The opposing team was ahead by one run in the bottom of the seventh and last inning. If we could get in the tying run we were confident we could win it. There were two outs and my son was on third base. The batter hit a solid ground ball to their shortstop who scooped it up and threw a perfect strike to the catcher at home plate. My son, faster than a speeding bullet, was sliding into home when the ball arrived. A cloud of dust totally obscured my vision. I don’t know to this day if Shane was tagged or not. But because he was my son and I didn’t want any hint of favoritism levelled at me, I confidently pumped my fist and yelled, “Yer out!”

Father and son stood at the plate and watched the other team break into a joyous celebration. They would advance to the next level—and we would not. All because Brother Mac, the lousy substitute umpire, was blind as the proverbial bat. And it isn’t any easier in the big leagues. In one ball game a batter had dribbled a dying grounder down the third base line, and it seemed to stop outside the foul line. “Foul ball!” shouted the umpire, while the ball, in its final revolution limped over a pebble and perversely rolled back into fair territory by a hair.

The dugouts spewed ballplayers by the dozens. “How could that be foul?” the manager shouted in triumph, guarding the little sphere with outstretched legs and calling upon the stands and the heavens to witness the mockery of justice.

“It sure looks fair,” the umpire admitted, benignly shaking his head to share the sorrow. “It would have been fair yesterday, and it will be fair tomorrow and for years to come. But right now, gentlemen, it’s foul, because that’s the way I called it, and it ain’t nothing at all until I call it.”

Umpires have taken a ton of abuse through the years. They have been pelted with bricks, bottles, bats, and dead cats, pummeled with parasols, and even shot at.

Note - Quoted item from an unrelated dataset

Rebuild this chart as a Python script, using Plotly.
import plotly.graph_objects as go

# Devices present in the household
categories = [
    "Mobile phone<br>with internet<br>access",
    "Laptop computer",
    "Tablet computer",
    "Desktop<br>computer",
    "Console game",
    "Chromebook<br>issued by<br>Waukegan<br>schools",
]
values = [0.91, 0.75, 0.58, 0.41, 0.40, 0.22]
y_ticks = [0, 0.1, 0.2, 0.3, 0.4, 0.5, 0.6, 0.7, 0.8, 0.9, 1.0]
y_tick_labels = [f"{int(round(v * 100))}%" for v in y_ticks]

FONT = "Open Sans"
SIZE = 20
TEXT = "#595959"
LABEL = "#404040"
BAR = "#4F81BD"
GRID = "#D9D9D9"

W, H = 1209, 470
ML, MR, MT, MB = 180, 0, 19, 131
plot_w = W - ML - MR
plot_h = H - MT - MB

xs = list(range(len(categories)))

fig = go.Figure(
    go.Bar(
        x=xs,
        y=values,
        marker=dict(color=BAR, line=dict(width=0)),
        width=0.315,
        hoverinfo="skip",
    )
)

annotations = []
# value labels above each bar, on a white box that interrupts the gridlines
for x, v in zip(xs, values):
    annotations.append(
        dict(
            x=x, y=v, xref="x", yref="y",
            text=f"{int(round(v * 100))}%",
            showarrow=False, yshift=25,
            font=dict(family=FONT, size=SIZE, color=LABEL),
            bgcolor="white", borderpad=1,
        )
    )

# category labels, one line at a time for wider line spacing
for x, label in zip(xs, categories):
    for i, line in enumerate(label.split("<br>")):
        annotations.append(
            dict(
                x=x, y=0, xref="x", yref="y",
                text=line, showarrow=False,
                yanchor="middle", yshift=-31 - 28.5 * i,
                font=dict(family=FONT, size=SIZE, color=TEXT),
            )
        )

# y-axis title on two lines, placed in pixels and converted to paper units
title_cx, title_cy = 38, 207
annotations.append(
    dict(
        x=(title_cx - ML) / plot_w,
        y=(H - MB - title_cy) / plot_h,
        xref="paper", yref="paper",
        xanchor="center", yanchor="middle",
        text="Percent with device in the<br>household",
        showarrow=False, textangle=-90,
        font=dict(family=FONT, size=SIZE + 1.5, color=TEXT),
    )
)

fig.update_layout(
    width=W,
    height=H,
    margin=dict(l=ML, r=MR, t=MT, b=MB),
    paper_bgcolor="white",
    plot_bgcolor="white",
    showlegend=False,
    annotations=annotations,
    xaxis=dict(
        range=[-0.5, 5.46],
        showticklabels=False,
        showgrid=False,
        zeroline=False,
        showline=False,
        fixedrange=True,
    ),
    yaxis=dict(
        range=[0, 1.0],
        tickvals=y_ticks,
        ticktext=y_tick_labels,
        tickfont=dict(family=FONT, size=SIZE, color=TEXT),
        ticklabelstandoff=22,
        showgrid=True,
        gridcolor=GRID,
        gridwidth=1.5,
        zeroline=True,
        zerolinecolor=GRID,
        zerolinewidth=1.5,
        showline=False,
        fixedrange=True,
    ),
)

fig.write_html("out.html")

A hothead in the Texas league once entwined his fingers in the ump’s mask, stretched the elastic as far as it would go, and released it to explode back against “hizzoner’s” face. The ump went down as if felled by a hammer.

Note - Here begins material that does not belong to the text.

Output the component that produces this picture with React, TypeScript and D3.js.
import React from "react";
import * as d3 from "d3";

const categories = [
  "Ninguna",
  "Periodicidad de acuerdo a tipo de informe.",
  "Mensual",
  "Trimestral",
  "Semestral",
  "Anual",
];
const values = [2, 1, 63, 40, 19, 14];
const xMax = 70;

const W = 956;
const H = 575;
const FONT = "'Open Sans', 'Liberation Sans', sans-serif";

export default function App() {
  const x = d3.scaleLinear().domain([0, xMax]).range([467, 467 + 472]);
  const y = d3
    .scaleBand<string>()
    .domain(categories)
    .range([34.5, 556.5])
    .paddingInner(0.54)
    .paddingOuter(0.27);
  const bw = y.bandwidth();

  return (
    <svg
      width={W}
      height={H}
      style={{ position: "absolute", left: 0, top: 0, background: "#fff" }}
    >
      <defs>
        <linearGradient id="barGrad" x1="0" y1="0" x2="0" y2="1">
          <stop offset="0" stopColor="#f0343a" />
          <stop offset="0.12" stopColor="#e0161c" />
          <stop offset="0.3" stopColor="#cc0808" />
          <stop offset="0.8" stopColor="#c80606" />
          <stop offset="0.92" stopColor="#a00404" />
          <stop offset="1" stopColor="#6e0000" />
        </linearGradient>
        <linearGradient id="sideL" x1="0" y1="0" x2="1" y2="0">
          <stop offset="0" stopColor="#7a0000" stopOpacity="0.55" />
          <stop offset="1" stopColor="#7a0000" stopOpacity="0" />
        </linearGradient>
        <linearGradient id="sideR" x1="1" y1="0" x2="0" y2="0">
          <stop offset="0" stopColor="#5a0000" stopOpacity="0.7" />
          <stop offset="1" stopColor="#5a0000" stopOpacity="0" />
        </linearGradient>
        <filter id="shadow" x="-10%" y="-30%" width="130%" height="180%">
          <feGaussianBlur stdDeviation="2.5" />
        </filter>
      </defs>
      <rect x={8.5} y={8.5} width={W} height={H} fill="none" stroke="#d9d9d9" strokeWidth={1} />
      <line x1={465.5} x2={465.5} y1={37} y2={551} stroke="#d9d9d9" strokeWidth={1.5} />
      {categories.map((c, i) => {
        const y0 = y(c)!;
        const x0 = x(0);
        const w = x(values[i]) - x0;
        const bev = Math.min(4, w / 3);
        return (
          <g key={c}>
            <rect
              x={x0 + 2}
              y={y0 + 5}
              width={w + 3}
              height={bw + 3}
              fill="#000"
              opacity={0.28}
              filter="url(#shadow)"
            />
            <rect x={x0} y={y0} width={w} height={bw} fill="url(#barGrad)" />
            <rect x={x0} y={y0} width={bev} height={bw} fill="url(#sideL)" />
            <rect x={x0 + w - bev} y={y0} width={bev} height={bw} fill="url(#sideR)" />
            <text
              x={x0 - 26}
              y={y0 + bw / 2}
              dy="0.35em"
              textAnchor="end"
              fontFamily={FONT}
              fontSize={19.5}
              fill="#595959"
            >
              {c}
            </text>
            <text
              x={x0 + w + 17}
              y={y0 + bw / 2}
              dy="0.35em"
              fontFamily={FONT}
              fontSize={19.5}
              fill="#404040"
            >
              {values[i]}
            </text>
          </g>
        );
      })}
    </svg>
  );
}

When umpire John Stevens was rushed by a third base coach on a close call, Stevens simply told him that he made the decision the way he saw it, and if he wasn’t behind the plate calling them, some other blind man would be. The coach walked away in dismay: “How could you argue with an answer like that?”

There is a limit to an umpire’s restraint but not to his inventiveness. Umpire Charlie Rigler was called into the front office to explain to the association president why he had punched the Cincinnati manager, Buck Herzog. The umpire stated, “I didn’t mind when he called me a bum, but when he said you were a bum, I struck him.” Case dismissed.

Rarely does an umpire draw any applause unless he should be hit in the head with a ball and only then after a decent interval of unconsciousness. In one minor league game an umpire’s chest protector caught on fire and he had to put himself out. What did the fans do? They booed him for making another bad decision.